Winnipeg Beach Podcasted

Dale Barbour will be featured on Episode 28: Winnipeg Beach of Sean Kheraj’s Nature’s Past podcast.

Broadcast on the NICHE (Network in Canadian History & Environment) website, Nature’s Past is a monthly discussion about the environmental history community and research in Canada moderated by Kheraj, a member of the History Department at York University.

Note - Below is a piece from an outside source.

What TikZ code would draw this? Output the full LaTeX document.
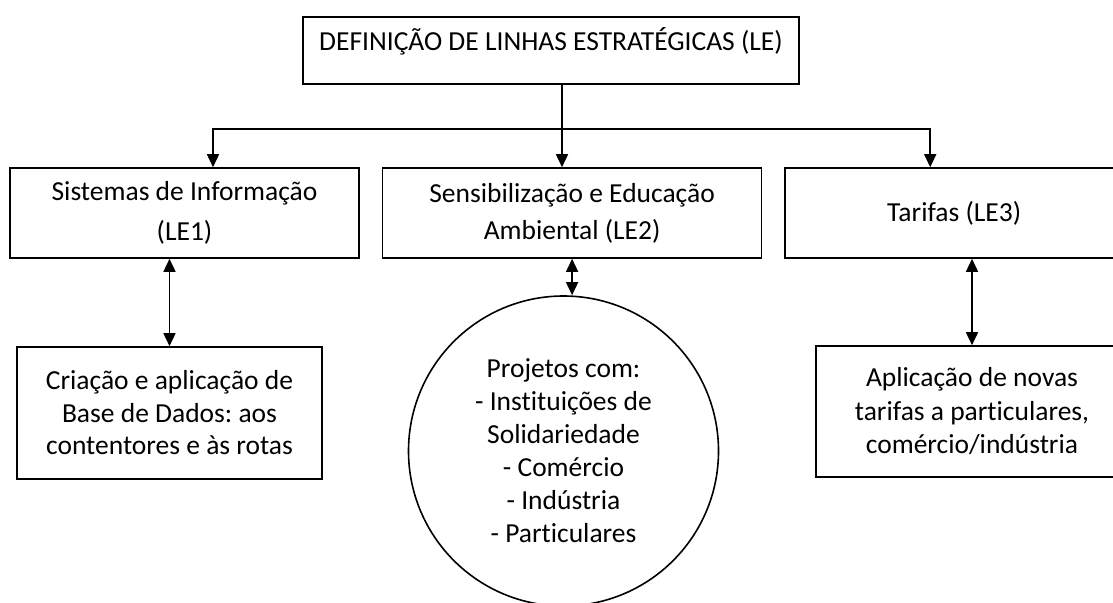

Here’s the episode description:

“In the late decades of the nineteenth century, urban North Americans sought refuge from congestion, noise, and pollution. As the environmental problems of industrial cities grew worse, city councils across the continent established urban parks while federal governments in both Canada and the United States developed national parks systems. Parks, as constructed natural spaces, were just one option for city-dwellers seeking relief from polluted urban environments. Many flocked to the shores of oceans, lakes, and rivers where beach side resorts emerged as yet another recreational destination. At the beginning of the twentieth century, Winnipeggers turned to the shores of Lake Winnipeg to the north of the city in the hopes of finding an outlet for their leisure time. There the Canadian Pacific Railway established the beachside resort community of Winnipeg Beach. For more than half a century, Winnipeg Beach was one of the most popular recreational retreats for Manitoba’s urban population. Thousands of people enjoyed the lake views and boardwalk entertainments of Winnipeg Beach for many years until the community went into decline by the end of the 1960s.”

Dale Barbour grew up on a farm in Balmoral, Manitoba and made a few trips of his own to Winnipeg Beach as a youth. A former journalist, he is currently completing a PhD in history at the University of Toronto. Dale’s first book, Winnipeg Beach: Leisure and Courtship in a Resort Town, 1900-1967, has recently been released through the University of Manitoba Press.